Directions for this task | Exclude the pictures and return every line exactly as written.

Dataset section |
((

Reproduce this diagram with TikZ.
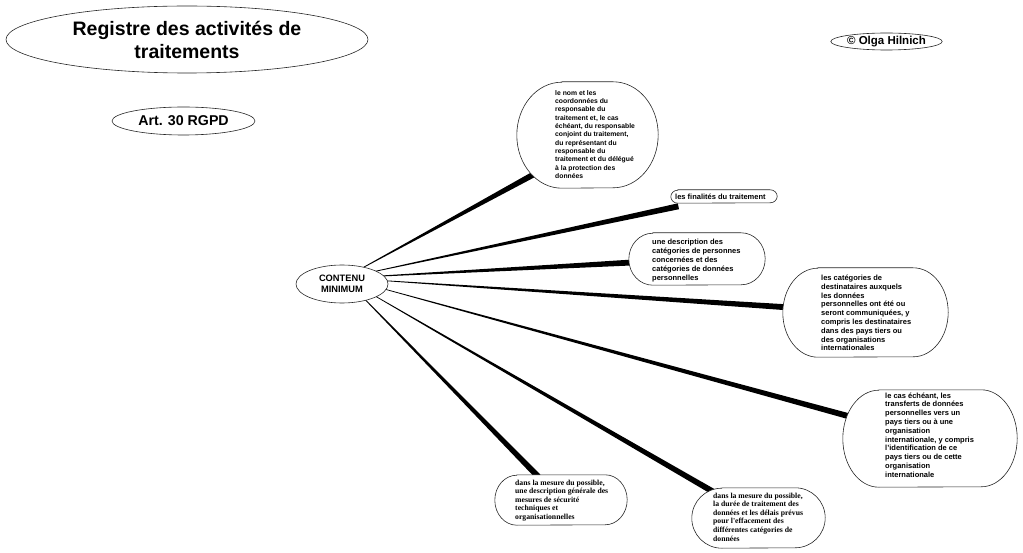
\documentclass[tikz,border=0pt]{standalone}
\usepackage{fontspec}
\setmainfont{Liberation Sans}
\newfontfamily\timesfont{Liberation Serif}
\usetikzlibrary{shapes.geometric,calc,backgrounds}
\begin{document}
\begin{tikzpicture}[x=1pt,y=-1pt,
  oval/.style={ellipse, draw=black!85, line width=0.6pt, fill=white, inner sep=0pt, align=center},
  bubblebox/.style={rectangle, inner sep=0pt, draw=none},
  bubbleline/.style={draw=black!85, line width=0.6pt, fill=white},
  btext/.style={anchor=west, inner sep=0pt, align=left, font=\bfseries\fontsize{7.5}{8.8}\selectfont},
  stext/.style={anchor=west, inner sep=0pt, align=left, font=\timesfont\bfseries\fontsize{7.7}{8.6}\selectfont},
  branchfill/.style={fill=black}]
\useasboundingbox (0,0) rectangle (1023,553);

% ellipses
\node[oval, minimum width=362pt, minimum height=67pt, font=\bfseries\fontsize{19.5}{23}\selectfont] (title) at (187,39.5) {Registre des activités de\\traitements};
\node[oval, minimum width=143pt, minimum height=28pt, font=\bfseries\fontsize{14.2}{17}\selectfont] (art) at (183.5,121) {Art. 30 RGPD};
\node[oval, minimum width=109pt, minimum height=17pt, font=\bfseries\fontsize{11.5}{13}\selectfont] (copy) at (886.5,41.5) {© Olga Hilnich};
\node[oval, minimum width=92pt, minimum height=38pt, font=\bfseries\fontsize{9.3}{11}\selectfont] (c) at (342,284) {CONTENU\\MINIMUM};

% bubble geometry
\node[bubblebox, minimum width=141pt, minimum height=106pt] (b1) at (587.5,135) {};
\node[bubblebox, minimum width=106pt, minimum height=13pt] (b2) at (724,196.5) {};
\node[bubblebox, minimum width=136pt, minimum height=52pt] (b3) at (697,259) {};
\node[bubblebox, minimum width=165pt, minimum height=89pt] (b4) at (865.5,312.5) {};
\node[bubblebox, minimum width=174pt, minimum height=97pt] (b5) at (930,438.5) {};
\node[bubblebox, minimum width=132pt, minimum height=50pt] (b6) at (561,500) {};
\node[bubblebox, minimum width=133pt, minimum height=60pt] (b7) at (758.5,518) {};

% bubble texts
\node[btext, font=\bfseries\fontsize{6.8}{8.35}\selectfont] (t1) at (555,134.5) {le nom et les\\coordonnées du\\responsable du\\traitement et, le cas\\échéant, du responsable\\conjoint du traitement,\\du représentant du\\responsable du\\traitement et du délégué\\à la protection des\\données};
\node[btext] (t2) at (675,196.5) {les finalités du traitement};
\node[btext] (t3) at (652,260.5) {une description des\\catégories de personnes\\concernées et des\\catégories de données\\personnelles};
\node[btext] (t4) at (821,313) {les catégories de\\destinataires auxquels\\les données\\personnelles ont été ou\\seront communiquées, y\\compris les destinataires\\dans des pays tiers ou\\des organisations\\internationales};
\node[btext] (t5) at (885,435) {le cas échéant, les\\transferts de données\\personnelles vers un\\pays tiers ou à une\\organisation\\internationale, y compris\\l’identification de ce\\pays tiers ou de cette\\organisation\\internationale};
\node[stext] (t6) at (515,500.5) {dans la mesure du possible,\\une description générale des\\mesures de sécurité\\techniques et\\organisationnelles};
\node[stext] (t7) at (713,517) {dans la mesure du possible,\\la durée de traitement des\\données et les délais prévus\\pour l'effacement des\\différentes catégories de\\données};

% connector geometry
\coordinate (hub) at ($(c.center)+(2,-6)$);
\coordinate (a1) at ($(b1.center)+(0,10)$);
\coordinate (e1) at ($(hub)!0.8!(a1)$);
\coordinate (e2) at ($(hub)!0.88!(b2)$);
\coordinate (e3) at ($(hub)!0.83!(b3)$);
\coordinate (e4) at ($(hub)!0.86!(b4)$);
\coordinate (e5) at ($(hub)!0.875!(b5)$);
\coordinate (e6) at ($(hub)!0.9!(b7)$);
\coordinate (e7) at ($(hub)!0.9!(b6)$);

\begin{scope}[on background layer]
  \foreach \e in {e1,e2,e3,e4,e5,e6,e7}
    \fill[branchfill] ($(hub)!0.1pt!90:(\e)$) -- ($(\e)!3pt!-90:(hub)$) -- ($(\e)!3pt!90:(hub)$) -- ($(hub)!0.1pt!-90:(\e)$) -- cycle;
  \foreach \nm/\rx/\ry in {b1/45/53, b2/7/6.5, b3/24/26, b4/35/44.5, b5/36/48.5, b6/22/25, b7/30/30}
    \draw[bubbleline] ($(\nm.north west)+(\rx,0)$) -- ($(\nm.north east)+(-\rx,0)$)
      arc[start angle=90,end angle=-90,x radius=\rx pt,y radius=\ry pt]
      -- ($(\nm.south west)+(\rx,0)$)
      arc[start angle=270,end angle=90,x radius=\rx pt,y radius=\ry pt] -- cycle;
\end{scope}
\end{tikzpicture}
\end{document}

))

Written reply |
Reproduce this diagram with TikZ.
\documentclass[tikz,border=0pt]{standalone}
\usepackage{fontspec}
\setmainfont{Liberation Sans}
\newfontfamily\timesfont{Liberation Serif}
\usetikzlibrary{shapes.geometric,calc,backgrounds}
\begin{document}
\begin{tikzpicture}[x=1pt,y=-1pt,
  oval/.style={ellipse, draw=black!85, line width=0.6pt, fill=white, inner sep=0pt, align=center},
  bubblebox/.style={rectangle, inner sep=0pt, draw=none},
  bubbleline/.style={draw=black!85, line width=0.6pt, fill=white},
  btext/.style={anchor=west, inner sep=0pt, align=left, font=\bfseries\fontsize{7.5}{8.8}\selectfont},
  stext/.style={anchor=west, inner sep=0pt, align=left, font=\timesfont\bfseries\fontsize{7.7}{8.6}\selectfont},
  branchfill/.style={fill=black}]
\useasboundingbox (0,0) rectangle (1023,553);

% ellipses
\node[oval, minimum width=362pt, minimum height=67pt, font=\bfseries\fontsize{19.5}{23}\selectfont] (title) at (187,39.5) {Registre des activités de\\traitements};
\node[oval, minimum width=143pt, minimum height=28pt, font=\bfseries\fontsize{14.2}{17}\selectfont] (art) at (183.5,121) {Art. 30 RGPD};
\node[oval, minimum width=109pt, minimum height=17pt, font=\bfseries\fontsize{11.5}{13}\selectfont] (copy) at (886.5,41.5) {© Olga Hilnich};
\node[oval, minimum width=92pt, minimum height=38pt, font=\bfseries\fontsize{9.3}{11}\selectfont] (c) at (342,284) {CONTENU\\MINIMUM};

% bubble geometry
\node[bubblebox, minimum width=141pt, minimum height=106pt] (b1) at (587.5,135) {};
\node[bubblebox, minimum width=106pt, minimum height=13pt] (b2) at (724,196.5) {};
\node[bubblebox, minimum width=136pt, minimum height=52pt] (b3) at (697,259) {};
\node[bubblebox, minimum width=165pt, minimum height=89pt] (b4) at (865.5,312.5) {};
\node[bubblebox, minimum width=174pt, minimum height=97pt] (b5) at (930,438.5) {};
\node[bubblebox, minimum width=132pt, minimum height=50pt] (b6) at (561,500) {};
\node[bubblebox, minimum width=133pt, minimum height=60pt] (b7) at (758.5,518) {};

% bubble texts
\node[btext, font=\bfseries\fontsize{6.8}{8.35}\selectfont] (t1) at (555,134.5) {le nom et les\\coordonnées du\\responsable du\\traitement et, le cas\\échéant, du responsable\\conjoint du traitement,\\du représentant du\\responsable du\\traitement et du délégué\\à la protection des\\données};
\node[btext] (t2) at (675,196.5) {les finalités du traitement};
\node[btext] (t3) at (652,260.5) {une description des\\catégories de personnes\\concernées et des\\catégories de données\\personnelles};
\node[btext] (t4) at (821,313) {les catégories de\\destinataires auxquels\\les données\\personnelles ont été ou\\seront communiquées, y\\compris les destinataires\\dans des pays tiers ou\\des organisations\\internationales};
\node[btext] (t5) at (885,435) {le cas échéant, les\\transferts de données\\personnelles vers un\\pays tiers ou à une\\organisation\\internationale, y compris\\l’identification de ce\\pays tiers ou de cette\\organisation\\internationale};
\node[stext] (t6) at (515,500.5) {dans la mesure du possible,\\une description générale des\\mesures de sécurité\\techniques et\\organisationnelles};
\node[stext] (t7) at (713,517) {dans la mesure du possible,\\la durée de traitement des\\données et les délais prévus\\pour l'effacement des\\différentes catégories de\\données};

% connector geometry
\coordinate (hub) at ($(c.center)+(2,-6)$);
\coordinate (a1) at ($(b1.center)+(0,10)$);
\coordinate (e1) at ($(hub)!0.8!(a1)$);
\coordinate (e2) at ($(hub)!0.88!(b2)$);
\coordinate (e3) at ($(hub)!0.83!(b3)$);
\coordinate (e4) at ($(hub)!0.86!(b4)$);
\coordinate (e5) at ($(hub)!0.875!(b5)$);
\coordinate (e6) at ($(hub)!0.9!(b7)$);
\coordinate (e7) at ($(hub)!0.9!(b6)$);

\begin{scope}[on background layer]
  \foreach \e in {e1,e2,e3,e4,e5,e6,e7}
    \fill[branchfill] ($(hub)!0.1pt!90:(\e)$) -- ($(\e)!3pt!-90:(hub)$) -- ($(\e)!3pt!90:(hub)$) -- ($(hub)!0.1pt!-90:(\e)$) -- cycle;
  \foreach \nm/\rx/\ry in {b1/45/53, b2/7/6.5, b3/24/26, b4/35/44.5, b5/36/48.5, b6/22/25, b7/30/30}
    \draw[bubbleline] ($(\nm.north west)+(\rx,0)$) -- ($(\nm.north east)+(-\rx,0)$)
      arc[start angle=90,end angle=-90,x radius=\rx pt,y radius=\ry pt]
      -- ($(\nm.south west)+(\rx,0)$)
      arc[start angle=270,end angle=90,x radius=\rx pt,y radius=\ry pt] -- cycle;
\end{scope}
\end{tikzpicture}
\end{document}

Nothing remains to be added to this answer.